Most of these men and women were not abnormally spiteful people, and they did not necessarily start divorce proceedings hating each other. Many believe that they became enemies only because of their enforced togetherness. Both the men and the women seemed trapped—by lack of money, by the law, by their own or their spouse's rage. Over and over I asked the lawyers, "Was there no way out for them? Maybe a law regularizing the award of temporary exclusive occupancy?" But the question ricocheted: What law could provide affordable housing to the excluded partner? Sometimes there are practical or legal solutions if the pair can agree with each other or with their lawyers. But if they could agree, would they be where they are?

Bart Levy* is just where he was three years ago— geographically, at least.
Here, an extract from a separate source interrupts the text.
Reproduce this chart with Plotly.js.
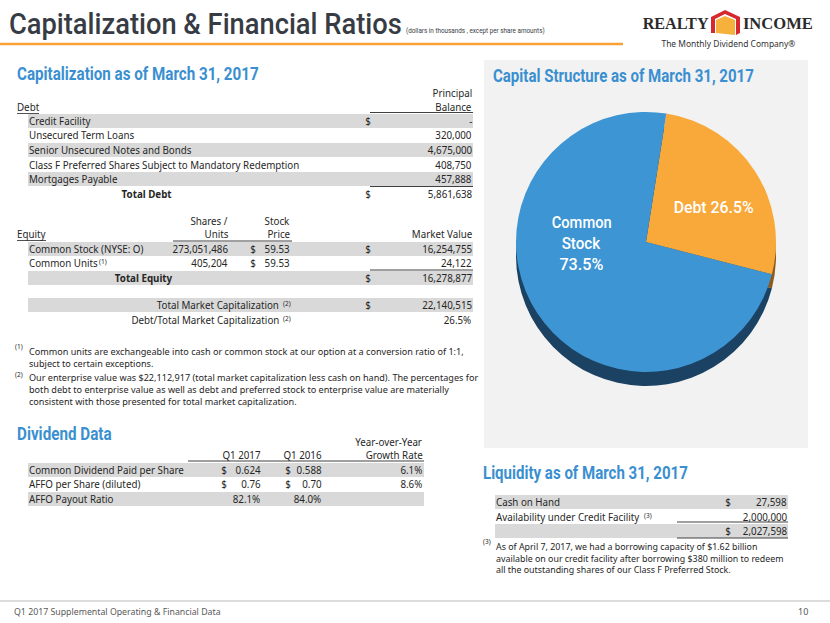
<!DOCTYPE html>
<html><head><meta charset="utf-8">
<script src="https://cdn.plot.ly/plotly-3.0.1.min.js"></script>
<style>html,body{margin:0;padding:0;background:#fff;}#chart{width:830px;height:623px;}</style>
</head><body><div id="chart"></div>
<script>
// ---------- data ----------
const pieLabels = ['Debt', 'Common Stock'];
const pieValues = [26.5, 73.5];

const debtLabels = ['Credit Facility', 'Unsecured Term Loans', 'Senior Unsecured Notes and Bonds',
  'Class F Preferred Shares Subject to Mandatory Redemption', 'Mortgages Payable'];
const debtValues = [0, 320000, 4675000, 408750, 457888];
const totalDebt = 5861638;

const equityLabels = ['Common Stock (NYSE: O)', 'Common Units'];
const equityNotes = ['', '(1)'];
const equityShares = [273051486, 405204];
const equityPrices = [59.53, 59.53];
const equityValues = [16254755, 24122];
const totalEquity = 16278877;
const totalMarketCap = 22140515;
const debtToMarketCap = 26.5;

const dividendLabels = ['Common Dividend Paid per Share', 'AFFO per Share (diluted)', 'AFFO Payout Ratio'];
const dividendQ1_2017 = [0.624, 0.76, 82.1];
const dividendQ1_2016 = [0.588, 0.70, 84.0];
const dividendGrowth = [6.1, 8.6, null];
const dividendKinds = ['$3', '$2', '%'];

const liquidityLabels = ['Cash on Hand', 'Availability under Credit Facility'];
const liquidityNotes = ['', '(3)'];
const liquidityValues = [27598, 2000000];
const liquidityTotal = 2027598;

const footnotes1 = [
  'Common units are exchangeable into cash or common stock at our option at a conversion ratio of 1:1,',
  'subject to certain exceptions.'];
const footnotes2 = [
  'Our enterprise value was $22,112,917 (total market capitalization less cash on hand). The percentages for',
  'both debt to enterprise value as well as debt and preferred stock to enterprise value are materially',
  'consistent with those presented for total market capitalization.'];
const footnotes3 = [
  'As of April 7, 2017, we had a borrowing capacity of $1.62 billion',
  'available on our credit facility after borrowing $380 million to redeem',
  'all the outstanding shares of our Class F Preferred Stock.'];

// ---------- helpers ----------
const W = 830, H = 623;
const X = p => p / W, Y = p => 1 - p / H;
const HEAD = 'Roboto, "Liberation Sans", sans-serif';
const BODY = '"Noto Sans", "Open Sans", sans-serif';
const BLUE = '#3a8fd0', TXT = '#262626', GRAY = '#d9d9d9', BS = 10.4, BSX = 0.94;
const ann = [], shp = [], fits = [];
function txt(x, y, s, o = {}) {
  ann.push({xref: 'paper', yref: 'paper', x: X(x), y: Y(y), text: s, showarrow: false,
    xanchor: o.anchor || 'left', yanchor: 'middle', align: o.align || 'left', borderpad: 0,
    font: {family: o.family || BODY, size: o.size || BS, color: o.color || TXT, weight: o.weight || 'normal'}});
  const i = ann.length - 1, anchor = o.anchor || 'left';
  if (o.fit) fits.push({i, w: o.fit, anchor});
  else if (!o.size) fits.push({i, s: BSX, anchor});
}
function rect(x0, y0, x1, y1, fill) {
  shp.push({type: 'rect', xref: 'paper', yref: 'paper', x0: X(x0), x1: X(x1), y0: Y(y1), y1: Y(y0),
    fillcolor: fill, line: {width: 0}, layer: 'below'});
}
function hl(x0, x1, y, color, w) {
  shp.push({type: 'line', xref: 'paper', yref: 'paper', x0: X(x0), x1: X(x1), y0: Y(y), y1: Y(y),
    line: {color: color || '#404040', width: w || 1}, layer: 'below'});
}
const fmt = v => v.toLocaleString('en-US');
const note = (x, y, s) => txt(x, y, s, {size: 6.5});

// ---------- header ----------
txt(8, 23, 'Capitalization & Financial Ratios', {family: HEAD, size: 30, color: '#373c44', weight: 500, fit: 393});
txt(405, 31, '(dollars in thousands , except per share amounts)', {family: HEAD, size: 8, color: '#373c44', fit: 139});
hl(0, 623, 44, '#f7a136', 2.5);
txt(675, 23, 'REALTY', {family: '"Liberation Serif", serif', size: 17, color: '#2b2b2b', anchor: 'center', weight: 'bold', fit: 66});
txt(778, 23, 'INCOME', {family: '"Liberation Serif", serif', size: 17, color: '#2b2b2b', anchor: 'center', weight: 'bold', fit: 70});
shp.push({type: 'path', xref: 'paper', yref: 'paper', layer: 'above',
  path: `M${X(711)},${Y(33)} L${X(711)},${Y(17)} L${X(725)},${Y(10)} L${X(740)},${Y(17)} L${X(740)},${Y(33)} L${X(736)},${Y(35)} L${X(736)},${Y(19)} L${X(725)},${Y(14)} L${X(715)},${Y(19)} L${X(715)},${Y(33)} Z`,
  fillcolor: '#d7282f', line: {width: 0}});
shp.push({type: 'path', xref: 'paper', yref: 'paper', layer: 'above',
  path: `M${X(716)},${Y(33)} L${X(716)},${Y(20)} L${X(725)},${Y(16)} L${X(735)},${Y(20)} L${X(735)},${Y(35)} Z`,
  fillcolor: '#f6b13c', line: {width: 0}});
txt(728, 43, 'The Monthly Dividend Company®', {size: 8.5, color: '#333', anchor: 'center', fit: 134});

// ---------- capitalization ----------
txt(16, 73, 'Capitalization as of March 31, 2017', {family: HEAD, size: 18, color: BLUE, weight: 'bold', fit: 242});
txt(473, 93, 'Principal', {anchor: 'right'});
txt(473, 107, 'Balance', {anchor: 'right'});
txt(16, 107, 'Debt');
hl(17, 39, 113.5, TXT, 0.8);
hl(370, 473, 112.5, '#404040', 1);
const debtY = [121, 135, 150, 165, 179];
debtLabels.forEach((l, i) => {
  if (i % 2 === 0) rect(28, debtY[i] - 7, 473, debtY[i] + 7, GRAY);
  txt(28, debtY[i], l);
  txt(473, debtY[i], debtValues[i] === 0 ? '-' : fmt(debtValues[i]), {anchor: 'right'});
});
txt(368, debtY[0], '$', {anchor: 'center'});
hl(370, 473, 186.5, '#404040', 1);
txt(147, 194, 'Total Debt', {anchor: 'center', weight: 'bold'});
txt(368, 194, '$', {anchor: 'center'});
txt(473, 194, fmt(totalDebt), {anchor: 'right'});

txt(229, 221, 'Shares /', {anchor: 'right'});
txt(229, 234, 'Units', {anchor: 'right'});
txt(291, 221, 'Stock', {anchor: 'right'});
txt(291, 234, 'Price', {anchor: 'right'});
txt(16, 234, 'Equity');
hl(17, 46, 240.5, TXT, 0.8);
txt(473, 234, 'Market Value', {anchor: 'right'});
hl(173, 292, 241, '#404040', 1);
const eqY = [249, 263];
equityLabels.forEach((l, i) => {
  if (i % 2 === 0) rect(28, eqY[i] - 7, 473, eqY[i] + 7, GRAY);
  txt(28, eqY[i], l);
  if (equityNotes[i]) note(98, eqY[i] - 1.5, equityNotes[i]);
  txt(229, eqY[i], fmt(equityShares[i]), {anchor: 'right'});
  txt(253, eqY[i], '$', {anchor: 'center'});
  txt(291, eqY[i], equityPrices[i].toFixed(2), {anchor: 'right'});
  txt(473, eqY[i], fmt(equityValues[i]), {anchor: 'right'});
});
txt(368, eqY[0], '$', {anchor: 'center'});
hl(370, 473, 270, '#404040', 1);
rect(28, 271, 473, 285, GRAY);
txt(143, 278, 'Total Equity', {anchor: 'center', weight: 'bold'});
txt(368, 278, '$', {anchor: 'center'});
txt(473, 278, fmt(totalEquity), {anchor: 'right'});

rect(28, 298, 473, 312, GRAY);
txt(280, 305, 'Total Market Capitalization', {anchor: 'right'});
note(282, 303.5, '(2)');
txt(368, 305, '$', {anchor: 'center'});
txt(473, 305, fmt(totalMarketCap), {anchor: 'right'});
txt(280, 320, 'Debt/Total Market Capitalization', {anchor: 'right'});
note(282, 318.5, '(2)');
txt(473, 320, debtToMarketCap.toFixed(1) + '%', {anchor: 'right'});

// footnotes
note(14, 346, '(1)');
txt(28, 357.8, footnotes1.join('<br>'), {size: 9.1});
note(14, 374, '(2)');
txt(28, 389.5, footnotes2.join('<br>'), {size: 9.1});

// ---------- dividend ----------
txt(16, 433, 'Dividend Data', {family: HEAD, size: 18, color: BLUE, weight: 'bold', fit: 95});
txt(424, 442, 'Year-over-Year', {anchor: 'right'});
txt(424, 455, 'Growth Rate', {anchor: 'right'});
txt(262, 455, 'Q1 2017', {anchor: 'right'});
txt(323, 455, 'Q1 2016', {anchor: 'right'});
hl(188, 424, 461, '#404040', 1);
const divY = [470, 484, 499];
dividendLabels.forEach((l, i) => {
  if (i % 2 === 0) rect(28, divY[i] - 7, 424, divY[i] + 7, GRAY);
  txt(28, divY[i], l);
  const k = dividendKinds[i];
  if (k === '%') {
    txt(262, divY[i], dividendQ1_2017[i].toFixed(1) + '%', {anchor: 'right'});
    txt(323, divY[i], dividendQ1_2016[i].toFixed(1) + '%', {anchor: 'right'});
  } else {
    const d = k === '$3' ? 3 : 2;
    txt(224, divY[i], '$', {anchor: 'center'});
    txt(262, divY[i], dividendQ1_2017[i].toFixed(d), {anchor: 'right'});
    txt(288, divY[i], '$', {anchor: 'center'});
    txt(323, divY[i], dividendQ1_2016[i].toFixed(d), {anchor: 'right'});
  }
  if (dividendGrowth[i] !== null) txt(424, divY[i], dividendGrowth[i].toFixed(1) + '%', {anchor: 'right'});
});

// ---------- pie panel ----------
rect(484, 60, 808, 448, '#f2f2f2');
txt(492, 76, 'Capital Structure as of March 31, 2017', {family: HEAD, size: 18, color: BLUE, weight: 'bold', fit: 261});

// ---------- liquidity ----------
txt(482, 472, 'Liquidity as of March 31, 2017', {family: HEAD, size: 18, color: BLUE, weight: 'bold', fit: 205});
const liqY = [502, 517];
liquidityLabels.forEach((l, i) => {
  if (i % 2 === 0) rect(495, liqY[i] - 7, 788, liqY[i] + 7, GRAY);
  txt(495, liqY[i], l);
  if (liquidityNotes[i]) note(643, liqY[i] - 1.5, liquidityNotes[i]);
  txt(788, liqY[i], fmt(liquidityValues[i]), {anchor: 'right'});
});
txt(728, liqY[0], '$', {anchor: 'center'});
hl(677, 788, 522, '#404040', 1);
rect(495, 524, 788, 538, GRAY);
txt(728, 531, '$', {anchor: 'center'});
txt(788, 531, fmt(liquidityTotal), {anchor: 'right'});
hl(677, 788, 538, '#404040', 1);
note(482, 541, '(3)');
txt(495, 558.5, footnotes3.join('<br>'), {size: 8.85});

// ---------- footer ----------
hl(0, 830, 601, '#d0d0d0', 1.5);
txt(13, 611, 'Q1 2017 Supplemental Operating & Financial Data', {size: 9, color: '#595959', fit: 207});
txt(809, 611, '10', {size: 9, color: '#595959', anchor: 'right'});

// ---------- pie ----------
const cx = 646, cy = 242, r = 130, depth = 14;
const pieBase = {type: 'pie', labels: pieLabels, values: pieValues, sort: false, direction: 'clockwise',
  rotation: 9, textinfo: 'none', hoverinfo: 'label+percent', showlegend: false};
const pieShadow = Object.assign({}, pieBase, {
  marker: {colors: ['#8c5a1c', '#1b4263'], line: {width: 0}},
  domain: {x: [X(cx - r), X(cx + r)], y: [Y(cy + depth + r), Y(cy + depth - r)]}});
const pieTop = Object.assign({}, pieBase, {
  marker: {colors: ['#f9a83a', '#3d95d3'], line: {width: 0}},
  domain: {x: [X(cx - r), X(cx + r)], y: [Y(cy + r), Y(cy - r)]}});
const PL = {family: HEAD, size: 16.5, color: '#fff', anchor: 'center', weight: 500};
txt(713, 207, pieLabels[0] + ' ' + pieValues[0].toFixed(1) + '%', Object.assign({fit: 80}, PL));
txt(581, 222, pieLabels[1].split(' ')[0], Object.assign({fit: 60}, PL));
txt(581, 243, pieLabels[1].split(' ')[1], Object.assign({fit: 39}, PL));
txt(581, 264, pieValues[1].toFixed(1) + '%', Object.assign({fit: 44}, PL));

Plotly.newPlot('chart', [pieShadow, pieTop], {
  width: W, height: H, margin: {l: 0, r: 0, t: 0, b: 0},
  paper_bgcolor: '#fff', plot_bgcolor: '#fff',
  annotations: ann, shapes: shp
}, {displayModeBar: false, staticPlot: true}).then(gd => {
  // condense glyphs horizontally to match the slide's narrower typefaces
  fits.forEach(f => {
    const g = gd.querySelector(`.annotation[data-index="${f.i}"]`);
    if (!g) return;
    const t = g.querySelector('text.annotation-text');
    if (!t) return;
    const w = t.getBBox().width;
    if (!w) return;
    const s = f.s || f.w / w;
    t.style.transformBox = 'fill-box';
    t.style.transformOrigin = f.anchor === 'left' ? 'left center' : (f.anchor === 'right' ? 'right center' : 'center center');
    t.style.transform = `scaleX(${s.toFixed(4)})`;
  });
});
</script>
</body></html>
His experience demonstrates the stages of the under-one-roof divorce.

Married young, deciding to divorce after 22 years—not because they'd come to despise each other but because they had never been deeply in love and it was time to change their lives—Bart and Simone* were divorced a year ago.

During the two years it took to reach a settlement, Bart, 47, whose computer business was losing money, and Simone, 44, a $55,000-a-year accountant, felt they couldn't afford separate residences. Besides, Bart loved his children and considered fighting for sole custody. "Where is it written that I had to move out just because I'm the man?" he demands. "Bull---- !" So they found a way of coexisting. Whoever got home first at night took the master bedroom, feigning sleep when the other walked through to get clothes.

Now that the divorce is final, they still can't afford to move apart; their house, for which they're asking $450,000, has been on the market for three years. Bart, a long, weedy fellow, is a tough-talking New Yorker with a poetic bent. Technically, he and Simone still live "together," though they now spend, he quips, "between 3 and 33 minutes a week" in the house at the same time. Now each sleeps at a friend's house several nights a week while the other remains home with their son and daughter, twelve and fifteen. "We are satellites to their earth," Bart says.

He still does the laundry for the family. In the beginning, when he folded his wife's panties, he'd feel loss because "I would never touch them again when she was wearing them." Now he can't tell which are hers and which are his daughter's. "I feel frozen in time," he says, "and the kids live a fairy-tale existence—they're controlling two parents' lives, and yet they have no control."

Bart cannot wait to sell the house he once felt he could never bear to leave. It symbolized his marriage, and divorce had seemed an impossibility: "I believed you got married and made babies and played pinochle through eternity," he says wistfully. Now when he walks through the house, he says, "it's like when you go to a historic house—the rooms are hung with invisible velvet ropes: THIS PART OF THE HOUSE NOT FOR USE."

*Names marked with an asterisk, and some details, have been changed.